Aim of the task: Without the pictures, return exactly the lines from the one with "Generate a web" through the one with "yTicks = [0,5,10,15,20,25,30,35,40,45,50,55,60,65,70,75,80,85];". Both end lines belong in the copy.

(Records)
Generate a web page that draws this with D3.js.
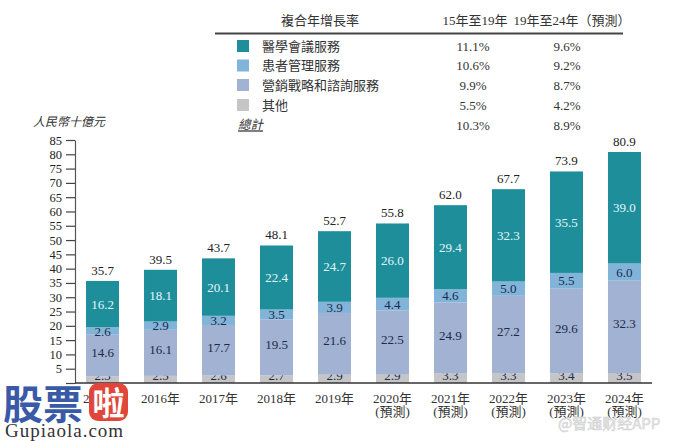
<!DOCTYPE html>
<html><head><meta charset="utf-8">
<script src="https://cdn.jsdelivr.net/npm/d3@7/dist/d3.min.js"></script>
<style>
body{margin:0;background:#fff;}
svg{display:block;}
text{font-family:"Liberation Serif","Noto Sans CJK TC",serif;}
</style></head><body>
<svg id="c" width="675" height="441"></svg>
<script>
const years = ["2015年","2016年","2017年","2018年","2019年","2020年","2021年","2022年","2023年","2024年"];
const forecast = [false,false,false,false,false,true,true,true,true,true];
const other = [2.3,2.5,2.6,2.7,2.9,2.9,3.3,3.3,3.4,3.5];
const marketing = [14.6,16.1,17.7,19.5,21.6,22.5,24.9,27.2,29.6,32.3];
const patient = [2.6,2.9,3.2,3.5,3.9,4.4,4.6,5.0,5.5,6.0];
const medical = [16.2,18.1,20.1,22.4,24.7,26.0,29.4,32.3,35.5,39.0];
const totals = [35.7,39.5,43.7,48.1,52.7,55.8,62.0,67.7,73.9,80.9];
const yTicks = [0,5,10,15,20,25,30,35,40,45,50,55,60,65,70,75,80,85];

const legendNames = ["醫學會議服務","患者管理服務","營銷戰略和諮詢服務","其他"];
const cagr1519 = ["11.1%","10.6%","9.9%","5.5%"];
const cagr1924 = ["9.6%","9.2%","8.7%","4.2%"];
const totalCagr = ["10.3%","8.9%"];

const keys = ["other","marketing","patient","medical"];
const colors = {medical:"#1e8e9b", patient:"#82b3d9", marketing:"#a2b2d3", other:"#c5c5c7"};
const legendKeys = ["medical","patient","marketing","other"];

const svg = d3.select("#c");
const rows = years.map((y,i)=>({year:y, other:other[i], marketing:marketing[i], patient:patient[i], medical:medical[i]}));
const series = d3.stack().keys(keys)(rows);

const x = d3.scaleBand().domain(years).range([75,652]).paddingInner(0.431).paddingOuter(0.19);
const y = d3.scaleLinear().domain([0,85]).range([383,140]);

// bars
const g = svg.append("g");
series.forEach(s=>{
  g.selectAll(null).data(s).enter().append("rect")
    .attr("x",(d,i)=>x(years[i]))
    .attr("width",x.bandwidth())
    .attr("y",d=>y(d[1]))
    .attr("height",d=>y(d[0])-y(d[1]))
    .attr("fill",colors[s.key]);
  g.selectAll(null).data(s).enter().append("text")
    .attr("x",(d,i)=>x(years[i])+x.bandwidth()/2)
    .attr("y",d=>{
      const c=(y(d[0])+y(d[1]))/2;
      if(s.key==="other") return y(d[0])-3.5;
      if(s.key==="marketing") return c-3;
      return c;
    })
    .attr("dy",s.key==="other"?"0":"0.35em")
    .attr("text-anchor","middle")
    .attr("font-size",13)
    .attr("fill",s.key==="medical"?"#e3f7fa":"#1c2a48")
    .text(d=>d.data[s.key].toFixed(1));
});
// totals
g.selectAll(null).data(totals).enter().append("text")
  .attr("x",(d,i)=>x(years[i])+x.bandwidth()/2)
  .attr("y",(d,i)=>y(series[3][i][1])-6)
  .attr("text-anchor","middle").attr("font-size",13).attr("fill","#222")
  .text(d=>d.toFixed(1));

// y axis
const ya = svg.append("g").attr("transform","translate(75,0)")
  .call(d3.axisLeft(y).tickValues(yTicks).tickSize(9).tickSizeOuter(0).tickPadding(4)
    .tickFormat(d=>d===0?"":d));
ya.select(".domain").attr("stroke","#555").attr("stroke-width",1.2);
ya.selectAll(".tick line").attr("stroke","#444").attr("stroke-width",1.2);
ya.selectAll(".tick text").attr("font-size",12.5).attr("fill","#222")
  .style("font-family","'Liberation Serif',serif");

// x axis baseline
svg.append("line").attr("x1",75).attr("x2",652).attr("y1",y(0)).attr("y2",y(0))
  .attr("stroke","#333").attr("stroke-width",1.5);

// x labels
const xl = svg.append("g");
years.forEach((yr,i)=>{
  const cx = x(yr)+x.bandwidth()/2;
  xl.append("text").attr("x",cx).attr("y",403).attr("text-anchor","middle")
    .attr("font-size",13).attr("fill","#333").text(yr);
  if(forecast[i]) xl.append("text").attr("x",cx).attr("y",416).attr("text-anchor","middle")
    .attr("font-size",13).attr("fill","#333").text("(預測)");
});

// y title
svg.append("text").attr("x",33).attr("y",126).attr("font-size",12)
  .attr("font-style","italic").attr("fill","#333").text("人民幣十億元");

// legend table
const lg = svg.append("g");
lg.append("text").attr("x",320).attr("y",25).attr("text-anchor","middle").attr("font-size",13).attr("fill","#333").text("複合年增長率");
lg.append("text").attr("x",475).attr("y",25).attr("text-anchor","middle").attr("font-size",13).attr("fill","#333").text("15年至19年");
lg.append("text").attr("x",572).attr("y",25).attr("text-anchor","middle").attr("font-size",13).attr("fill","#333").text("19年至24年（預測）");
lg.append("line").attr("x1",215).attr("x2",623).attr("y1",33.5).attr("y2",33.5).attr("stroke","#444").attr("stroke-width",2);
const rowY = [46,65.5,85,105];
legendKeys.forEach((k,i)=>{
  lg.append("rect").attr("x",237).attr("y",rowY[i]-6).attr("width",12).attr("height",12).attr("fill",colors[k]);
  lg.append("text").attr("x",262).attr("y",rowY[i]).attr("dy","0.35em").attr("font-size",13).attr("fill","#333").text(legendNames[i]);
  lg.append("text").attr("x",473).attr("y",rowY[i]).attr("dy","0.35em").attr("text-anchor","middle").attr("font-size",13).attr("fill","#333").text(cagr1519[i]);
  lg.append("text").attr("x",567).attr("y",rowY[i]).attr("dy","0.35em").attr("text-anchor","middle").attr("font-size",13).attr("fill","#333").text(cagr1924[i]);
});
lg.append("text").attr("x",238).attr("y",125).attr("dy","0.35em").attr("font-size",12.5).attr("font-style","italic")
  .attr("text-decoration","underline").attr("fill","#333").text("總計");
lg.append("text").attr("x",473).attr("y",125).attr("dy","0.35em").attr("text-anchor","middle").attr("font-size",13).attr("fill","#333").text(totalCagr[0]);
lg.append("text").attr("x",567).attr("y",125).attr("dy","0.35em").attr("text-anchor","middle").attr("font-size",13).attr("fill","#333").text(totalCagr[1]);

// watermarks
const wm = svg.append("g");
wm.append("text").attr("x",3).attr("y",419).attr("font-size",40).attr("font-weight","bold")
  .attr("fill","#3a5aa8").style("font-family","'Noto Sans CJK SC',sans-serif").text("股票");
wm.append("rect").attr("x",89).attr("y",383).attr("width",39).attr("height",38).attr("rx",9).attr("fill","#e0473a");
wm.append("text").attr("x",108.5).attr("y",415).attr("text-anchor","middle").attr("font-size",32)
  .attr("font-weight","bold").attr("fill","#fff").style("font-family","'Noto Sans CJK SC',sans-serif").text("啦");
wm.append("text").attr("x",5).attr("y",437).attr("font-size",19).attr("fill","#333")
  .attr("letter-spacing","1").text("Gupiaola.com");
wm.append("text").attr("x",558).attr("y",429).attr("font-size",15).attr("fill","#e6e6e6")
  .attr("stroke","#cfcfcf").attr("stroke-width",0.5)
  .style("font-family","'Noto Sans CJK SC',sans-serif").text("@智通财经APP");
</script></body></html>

* * *

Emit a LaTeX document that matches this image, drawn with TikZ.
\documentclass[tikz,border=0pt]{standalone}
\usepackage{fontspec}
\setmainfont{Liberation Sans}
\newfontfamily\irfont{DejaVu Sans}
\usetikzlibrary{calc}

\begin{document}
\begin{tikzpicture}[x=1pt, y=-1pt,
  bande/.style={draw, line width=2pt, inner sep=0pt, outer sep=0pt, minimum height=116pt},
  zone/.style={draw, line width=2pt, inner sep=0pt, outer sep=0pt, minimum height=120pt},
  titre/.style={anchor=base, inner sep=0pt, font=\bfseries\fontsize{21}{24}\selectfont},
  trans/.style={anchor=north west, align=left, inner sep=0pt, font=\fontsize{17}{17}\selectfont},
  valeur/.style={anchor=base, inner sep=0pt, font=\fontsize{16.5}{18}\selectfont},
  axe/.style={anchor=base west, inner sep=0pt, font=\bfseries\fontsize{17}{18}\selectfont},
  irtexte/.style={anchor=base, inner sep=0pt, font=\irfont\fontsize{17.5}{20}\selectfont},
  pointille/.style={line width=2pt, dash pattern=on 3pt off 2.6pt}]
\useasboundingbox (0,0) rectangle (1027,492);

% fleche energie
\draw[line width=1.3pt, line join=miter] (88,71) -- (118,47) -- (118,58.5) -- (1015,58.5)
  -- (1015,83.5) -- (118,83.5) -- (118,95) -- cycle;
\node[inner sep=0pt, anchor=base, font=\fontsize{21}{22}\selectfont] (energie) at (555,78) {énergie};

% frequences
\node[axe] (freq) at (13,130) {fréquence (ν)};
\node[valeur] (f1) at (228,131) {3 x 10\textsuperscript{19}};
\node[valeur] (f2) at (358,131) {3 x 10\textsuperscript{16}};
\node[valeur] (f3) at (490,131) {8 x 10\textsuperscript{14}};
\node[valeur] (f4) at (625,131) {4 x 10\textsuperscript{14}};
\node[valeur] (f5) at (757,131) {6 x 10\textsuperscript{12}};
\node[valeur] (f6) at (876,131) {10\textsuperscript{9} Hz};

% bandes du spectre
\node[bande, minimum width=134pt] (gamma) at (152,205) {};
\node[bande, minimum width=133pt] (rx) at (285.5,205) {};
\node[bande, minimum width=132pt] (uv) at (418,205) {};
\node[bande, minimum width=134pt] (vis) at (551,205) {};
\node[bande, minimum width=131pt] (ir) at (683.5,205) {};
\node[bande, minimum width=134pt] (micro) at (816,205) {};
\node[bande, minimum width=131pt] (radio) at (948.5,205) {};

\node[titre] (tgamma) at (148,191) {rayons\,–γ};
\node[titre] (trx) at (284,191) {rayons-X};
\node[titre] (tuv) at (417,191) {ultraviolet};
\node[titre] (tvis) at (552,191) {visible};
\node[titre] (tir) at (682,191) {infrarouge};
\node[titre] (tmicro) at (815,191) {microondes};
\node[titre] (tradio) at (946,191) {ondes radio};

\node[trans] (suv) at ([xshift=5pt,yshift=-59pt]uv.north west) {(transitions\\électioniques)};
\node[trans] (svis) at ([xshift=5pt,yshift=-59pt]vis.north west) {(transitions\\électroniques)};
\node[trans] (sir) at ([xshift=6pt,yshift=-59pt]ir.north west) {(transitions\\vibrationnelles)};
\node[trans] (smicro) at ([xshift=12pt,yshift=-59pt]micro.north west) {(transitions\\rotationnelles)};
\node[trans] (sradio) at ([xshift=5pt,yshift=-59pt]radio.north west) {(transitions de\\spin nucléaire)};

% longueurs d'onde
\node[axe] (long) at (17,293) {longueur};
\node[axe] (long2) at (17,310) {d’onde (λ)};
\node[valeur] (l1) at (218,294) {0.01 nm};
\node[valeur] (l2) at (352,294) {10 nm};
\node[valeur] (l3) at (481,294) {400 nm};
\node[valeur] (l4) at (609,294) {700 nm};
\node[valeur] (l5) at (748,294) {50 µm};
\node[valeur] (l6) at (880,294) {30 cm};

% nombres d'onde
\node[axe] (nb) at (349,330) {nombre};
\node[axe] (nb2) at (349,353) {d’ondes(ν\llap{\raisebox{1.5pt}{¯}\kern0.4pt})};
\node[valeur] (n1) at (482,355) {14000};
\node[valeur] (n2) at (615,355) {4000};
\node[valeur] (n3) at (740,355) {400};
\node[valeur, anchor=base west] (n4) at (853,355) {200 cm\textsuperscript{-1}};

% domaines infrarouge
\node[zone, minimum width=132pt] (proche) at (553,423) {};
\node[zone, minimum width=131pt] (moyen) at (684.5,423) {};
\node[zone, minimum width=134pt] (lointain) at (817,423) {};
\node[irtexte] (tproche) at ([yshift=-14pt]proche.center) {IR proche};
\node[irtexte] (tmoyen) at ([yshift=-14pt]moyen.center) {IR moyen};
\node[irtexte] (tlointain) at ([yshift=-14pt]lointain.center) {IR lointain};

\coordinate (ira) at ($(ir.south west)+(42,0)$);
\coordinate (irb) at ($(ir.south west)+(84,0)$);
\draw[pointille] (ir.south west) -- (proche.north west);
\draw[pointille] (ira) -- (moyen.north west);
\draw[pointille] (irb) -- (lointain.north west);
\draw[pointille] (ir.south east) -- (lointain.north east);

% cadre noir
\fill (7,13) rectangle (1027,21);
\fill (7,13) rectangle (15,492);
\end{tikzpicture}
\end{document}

Answer to the problem:
Generate a web page that draws this with D3.js.
<!DOCTYPE html>
<html><head><meta charset="utf-8">
<script src="https://cdn.jsdelivr.net/npm/d3@7/dist/d3.min.js"></script>
<style>
body{margin:0;background:#fff;}
svg{display:block;}
text{font-family:"Liberation Serif","Noto Sans CJK TC",serif;}
</style></head><body>
<svg id="c" width="675" height="441"></svg>
<script>
const years = ["2015年","2016年","2017年","2018年","2019年","2020年","2021年","2022年","2023年","2024年"];
const forecast = [false,false,false,false,false,true,true,true,true,true];
const other = [2.3,2.5,2.6,2.7,2.9,2.9,3.3,3.3,3.4,3.5];
const marketing = [14.6,16.1,17.7,19.5,21.6,22.5,24.9,27.2,29.6,32.3];
const patient = [2.6,2.9,3.2,3.5,3.9,4.4,4.6,5.0,5.5,6.0];
const medical = [16.2,18.1,20.1,22.4,24.7,26.0,29.4,32.3,35.5,39.0];
const totals = [35.7,39.5,43.7,48.1,52.7,55.8,62.0,67.7,73.9,80.9];
const yTicks = [0,5,10,15,20,25,30,35,40,45,50,55,60,65,70,75,80,85];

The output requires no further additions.